На открытом помосте в Летнем саду звучит вальс, и дирижирует в оркестре всеобщий любимец шестидесятых, король вальсов Иоганн Штраус. Слушает его в открытой ложе, сбоку от эстрады, Великий князь Константин Николаевич, и взволнованно поблескивает его монокль в правом глазу, а в самых летящих местах вздрагивает козырёк малинового кепи.
Почтальоны разносят письма прямо по квартирам, за три копейки; Фанни Лир переписывалась с его светлостью бесплатно — переписка с императорской фамилией давала такую привилегию.

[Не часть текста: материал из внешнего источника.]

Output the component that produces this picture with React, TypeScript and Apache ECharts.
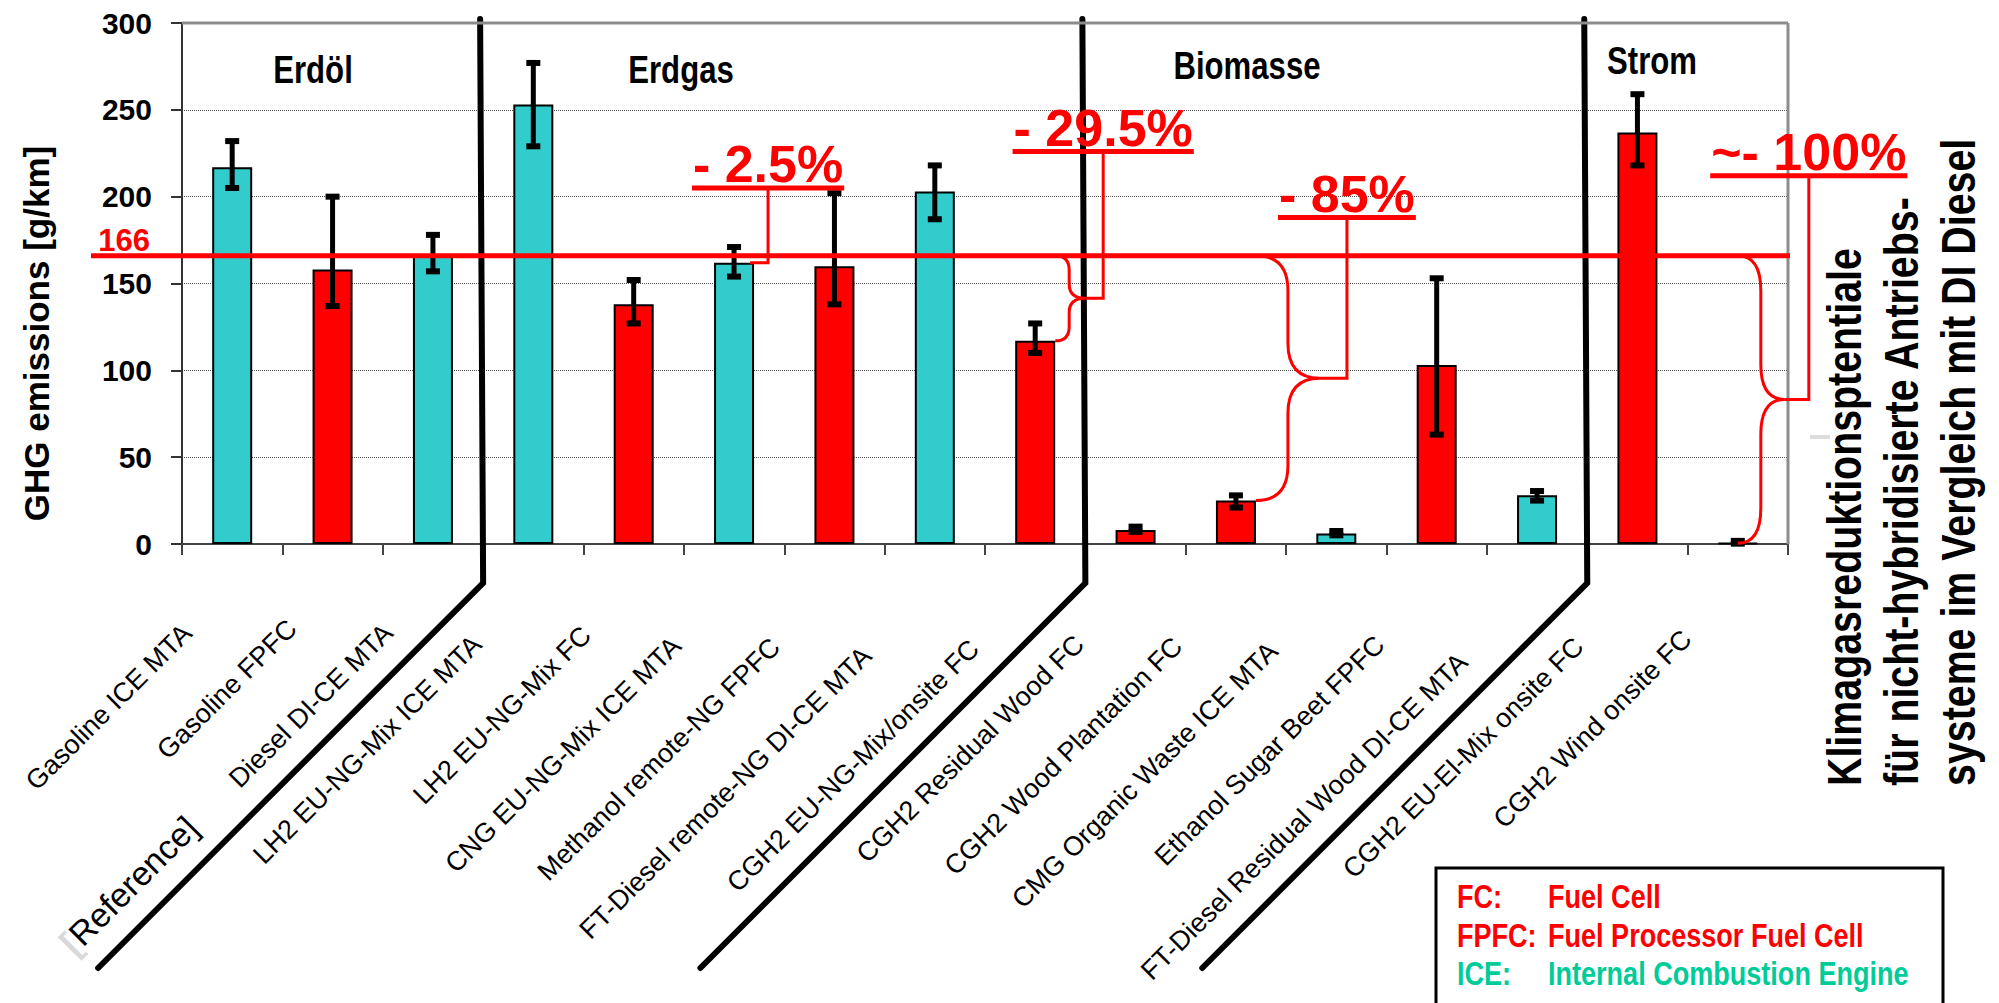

Если Пупаревы приехали в Петербург в октябре 1862-го, когда праздновалось тысячелетие России, вседневные спектакли в театре — бесплатно. И коллежский асессор мог насладиться игрой Каратыгина, Самойлова или госпожи Жулёвой в Александрийском театре без ущерба для кошелька. В моду входят водевили и буффы. Пробиваются, как цветочки из-под снега, первые оперетки: «Орфей в аду», «Синяя Борода». Большим успехом пользуется пьеса но роману Бичер-Стоу «Хижина дяди Тома». Она оказалась очень русской по духу, и восприимчивые зрители причисляли её к пьесам русского репертуара. Гремит, восхищая меткими афоризмами, Островский. Дамы с нарядными детьми и офицеры после обеда в дорогом ресторане с воодушевлением снимаются на дагерротип.